Tal fue el feliz remate que tuvo para la cristiandad el famoso y memorable sitio de la isla de Malta, que hizo célebre en el mundo y eternizó en la historia el nombre del gran maestre Juan Parissot de La Valette. De los cuarenta y cinco mil mahometanos que vinieron a combatir una estéril roca solo volvieron catorce mil, estropeados y llenos de ignominia. El terrible Dragut encontró allí su sepultura, y los nombres de Pialy, de Mustafá y de Hassen, que se pronunciaban o con respeto o con espanto en Europa y en África, perdieron su prestigio en las áridas riberas de una isla. Todas las naciones de la cristiandad celebraron este suceso con regocijo, y el rey de España, el más interesado en el triunfo, envió un mensaje expreso a La Valette para felicitarle por su triunfo, y le regaló una espada y un alfanje con puño de oro macizo guarnecido de diamantes, en testimonio de su admiración y de su aprecio, obligándose además a pagarle cierta cantidad anual para ayuda de reparar las fortificaciones destruidas{3}.

Sentido el turco Solimán de esta desgracia, y como supiese las disposiciones de defensa y resistencia que tomaban el gran maestre, el rey don Felipe, el virrey de Sicilia, el de Nápoles y todos los príncipes de Italia, él también quiso hacer otro grande esfuerzo y se propuso juntar hasta quinientas velas mayores y menores con ochenta mil combatientes, para lo cual puso en contribución todos sus señoríos y ciudades de África, Asia y Europa. Pero sucesos posteriores hicieron que todo aquel formidable aparato fuera a descargar a Hungría, donde acabó su larga vida el anciano Solimán II, terrible y poderoso enemigo de la cristiandad, mientras sus tropas asolaban aquel reino, quedando entretanto acá Felipe II desembarazado y libre para atender a otros cuidados, que no eran pocos ni pequeños.




{1} Sobre las repetidas reclamaciones del gran maestre La Valette, las contestaciones dilatorias del virrey de Sicilia, y la conducta del rey don Felipe en este negocio, pueden verse los capítulos 21, 24, 25 y 27 del libro VI de la Historia de Felipe II, por don Luis de Cabrera.

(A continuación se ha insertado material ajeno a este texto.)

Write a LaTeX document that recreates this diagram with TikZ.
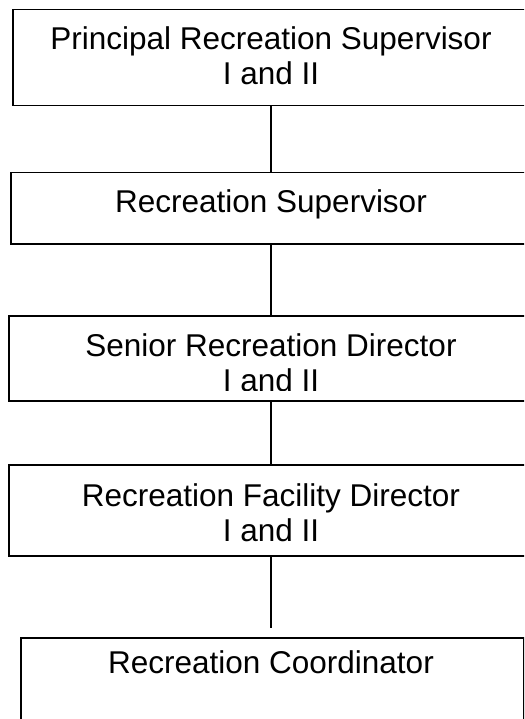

{2} Véase Watson, Historia del reinado de Felipe II, lib. VI.

{3} Baudouin, Historia de Malta.– Vertot, Historia del orden de Malta.– Cabrera, Historia de Felipe II, lib. VI.

Entre las obras que hizo el gran maestre después que se vio libre de los enemigos, fue una ciudad y puerto en la costa septentrional de la isla, que aún conserva el nombre de La Valette, su glorioso fundador.